I have been using the java version of libsvm for many data mining problems. However what I noticed is even when we have multicore computer, libsvm uses only one core, it doesn't parallelize the problem. When I searched in FAQs there was a c++ solution[http://www.csie.ntu.edu.tw/~cjlin/libsvm/faq.html#f432]. The existing java class looks like this.
@Override
float[] get_Q( int i, int len )
{
float[][] data = new float[1][];
int start, j;
if ( ( start = cache.get_data( i, data, len ) ) < len )
{
for ( j = start; j < len; j++ )
{
data[0][j] = ( float ) ( y[i] * y[j] * kernel_function( i, j ) );
}
}
return data[0];
}
I used the same concept in java also - changing the for loop of get_Q in class SVC_Q like following.
@Override
float[] get_Q( int i, int len )
{
float[][] data = new float[1][];
int start, j;
if ( ( start = cache.get_data( i, data, len ) ) < len )
{
ExecutorService executorService = Executors.newFixedThreadPool( Runtime.getRuntime()

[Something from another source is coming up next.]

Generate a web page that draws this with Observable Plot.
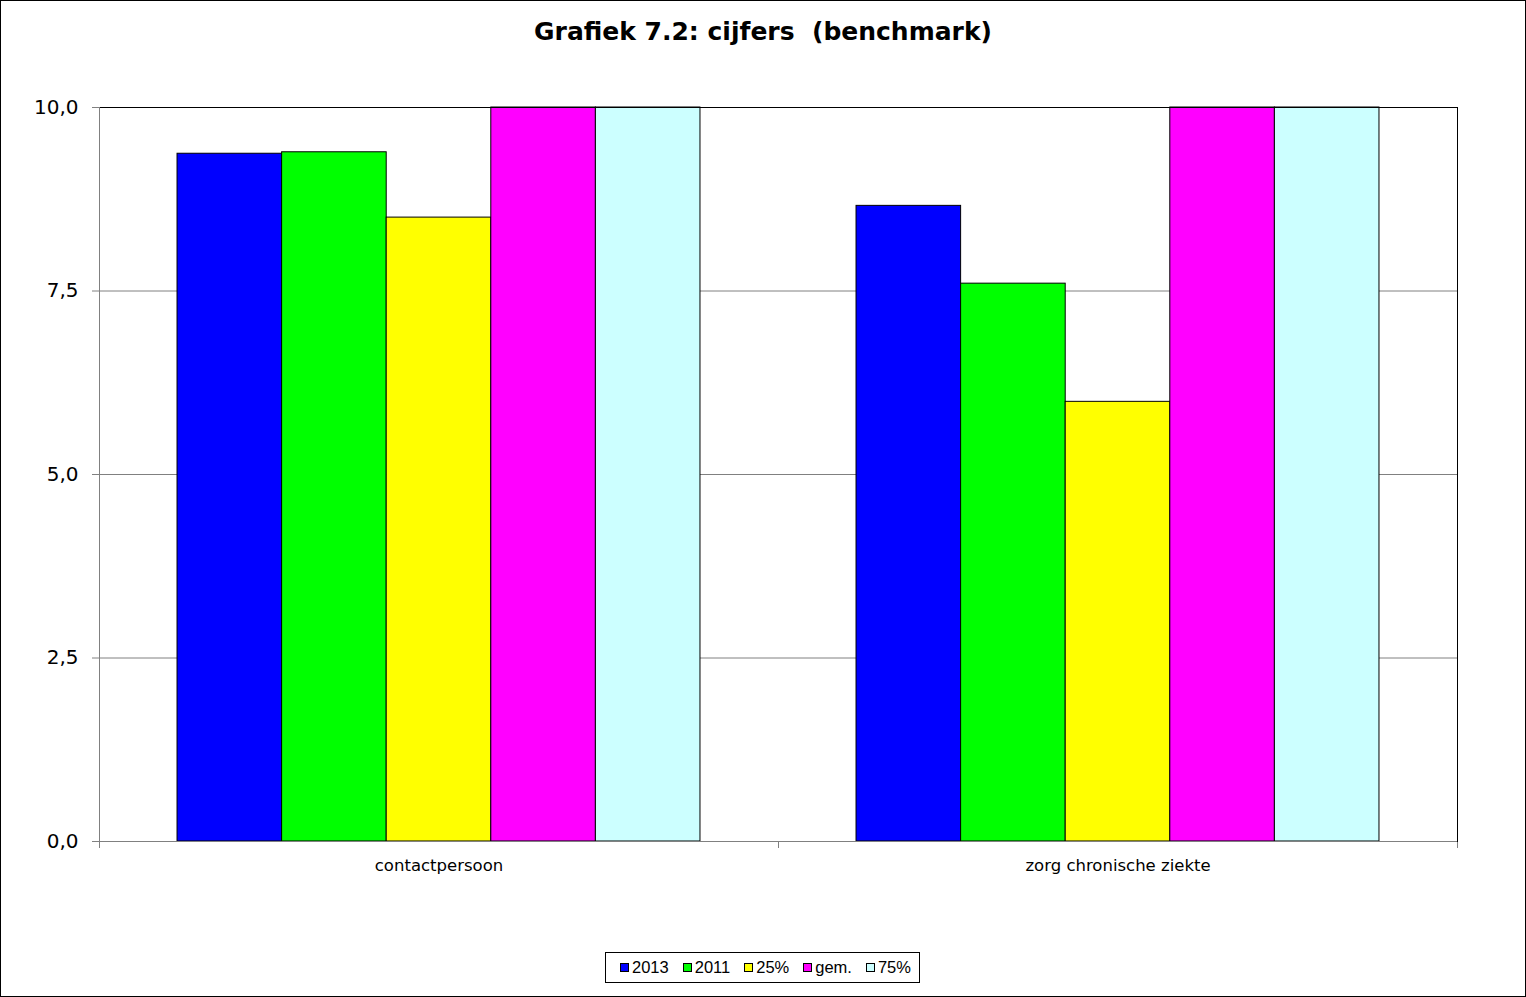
<!DOCTYPE html>
<html>
<head>
<meta charset="utf-8">
<script src="https://cdn.jsdelivr.net/npm/d3@7"></script>
<script src="https://cdn.jsdelivr.net/npm/@observablehq/plot@0.6"></script>
<style>
  body { margin: 0; background: #fff; }
  #wrap { position: relative; width: 1526px; height: 997px; box-sizing: border-box; border: 1px solid #000; background: #fff; overflow: hidden; }
  #title { position: absolute; left: 0; top: 16px; width: 100%; text-align: center; font-family: "DejaVu Sans", Verdana, sans-serif; font-weight: bold; font-size: 25px; line-height: 30px; white-space: pre; color: #000; }
  #chart { position: absolute; left: 0; top: 64px; }
  #legend { position: absolute; left: 604px; top: 951px; width: 315px; height: 31px; box-sizing: border-box; border: 1px solid #000; display: flex; align-items: center; padding-left: 14px; font-family: "Liberation Sans", Arial, sans-serif; font-size: 16.5px; color: #000; }
  .item { display: flex; align-items: center; margin-right: 14px; }
  .sw { width: 7px; height: 7px; border: 1px solid #000; margin-right: 3px; }
</style>
</head>
<body>
<div id="wrap">
  <div id="title">Grafiek 7.2: cijfers  (benchmark)</div>
  <div id="chart"></div>
  <div id="legend"></div>
</div>
<script>
// ---- data ----
const categories = ["contactpersoon", "zorg chronische ziekte"];
const series = ["2013", "2011", "25%", "gem.", "75%"];
const values2013 = [9.37, 8.66];
const values2011 = [9.39, 7.60];
const values25 = [8.50, 5.99];
const valuesGem = [10.0, 10.0];
const values75 = [10.0, 10.0];
const seriesColors = ["#0000ff", "#00ff00", "#ffff00", "#ff00ff", "#ccffff"];
const yTicks = [0, 2.5, 5, 7.5, 10];
const gridTicks = [2.5, 5, 7.5];

const seriesValues = [values2013, values2011, values25, valuesGem, values75];
const data = [];
categories.forEach((cat, i) => {
  series.forEach((s, j) => data.push({cat, series: s, value: seriesValues[j][i]}));
});

const W = 1524, ML = 98, MR = 68;
const facetHalf = (W - ML - MR) / categories.length / 2;

const chart = Plot.plot({
  width: W,
  height: 815,
  marginLeft: ML,
  marginRight: MR,
  marginTop: 42,
  marginBottom: 39,
  style: { fontFamily: "DejaVu Sans, Verdana, sans-serif", background: "white", color: "black" },
  fx: { domain: categories, padding: 0, label: null, round: false },
  x: { domain: series, paddingInner: 0, paddingOuter: 0.746, round: false, axis: null },
  y: { domain: [0, 10], label: null },
  color: { domain: series, range: seriesColors },
  marks: [
    Plot.ruleY(gridTicks, { stroke: "#808080", strokeWidth: 1 }),
    Plot.barY(data, { fx: "cat", x: "series", y: "value", fill: "series", stroke: "black", strokeWidth: 1 }),
    Plot.ruleY([0], { stroke: "#808080", strokeWidth: 1 }),
    Plot.ruleY([10], { stroke: "black", strokeWidth: 1 }),
    Plot.axisY({ ticks: yTicks, tickSize: 7, tickPadding: 14, stroke: "#808080", fill: "black", fontSize: 20, label: null,
      tickFormat: d => d.toFixed(1).replace(".", ",") }),
    Plot.axisFx({ anchor: "bottom", tickSize: 0, tickPadding: 18, fontSize: 16.5, fill: "black", label: null }),
    // category boundary tick marks below the axis
    Plot.axisFx({ anchor: "bottom", tickSize: 7, stroke: "#808080", tickFormat: () => "", label: null, dx: -facetHalf }),
    Plot.axisFx({ anchor: "bottom", ticks: [categories[categories.length - 1]], tickSize: 7, stroke: "#808080", tickFormat: () => "", label: null, dx: facetHalf }),
    Plot.frame({ anchor: "left", facet: "super", stroke: "#808080" }),
    Plot.frame({ anchor: "right", facet: "super", stroke: "black" })
  ]
});
document.getElementById("chart").appendChild(chart);

// ---- legend ----
const legend = document.getElementById("legend");
series.forEach((s, i) => {
  const it = document.createElement("div");
  it.className = "item";
  const sw = document.createElement("div");
  sw.className = "sw";
  sw.style.background = seriesColors[i];
  const t = document.createElement("span");
  t.textContent = s;
  it.appendChild(sw);
  it.appendChild(t);
  legend.appendChild(it);
});
</script>
</body>
</html>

.availableProcessors() ); // number of threads
for ( j = start; j < len; j++ )
{
final int count = j;
executorService.submit( new Runnable()
{
@Override
public void run()
{
data[0][count] = ( float ) ( y[i] * y[count] * kernel_function( i, count ) );
}
} );
}
executorService.shutdown();
}
return data[0];
}
Even though after the change now it uses all cores in my machine the results were decreasing. The percentage of correctly classified instances for a new test set went down from 78% to 58%. And the training time didn't reduce either. So obviously I am not doing it right. Is there a proper way to parallelize libsvm? What is the mistake I am doing in my code?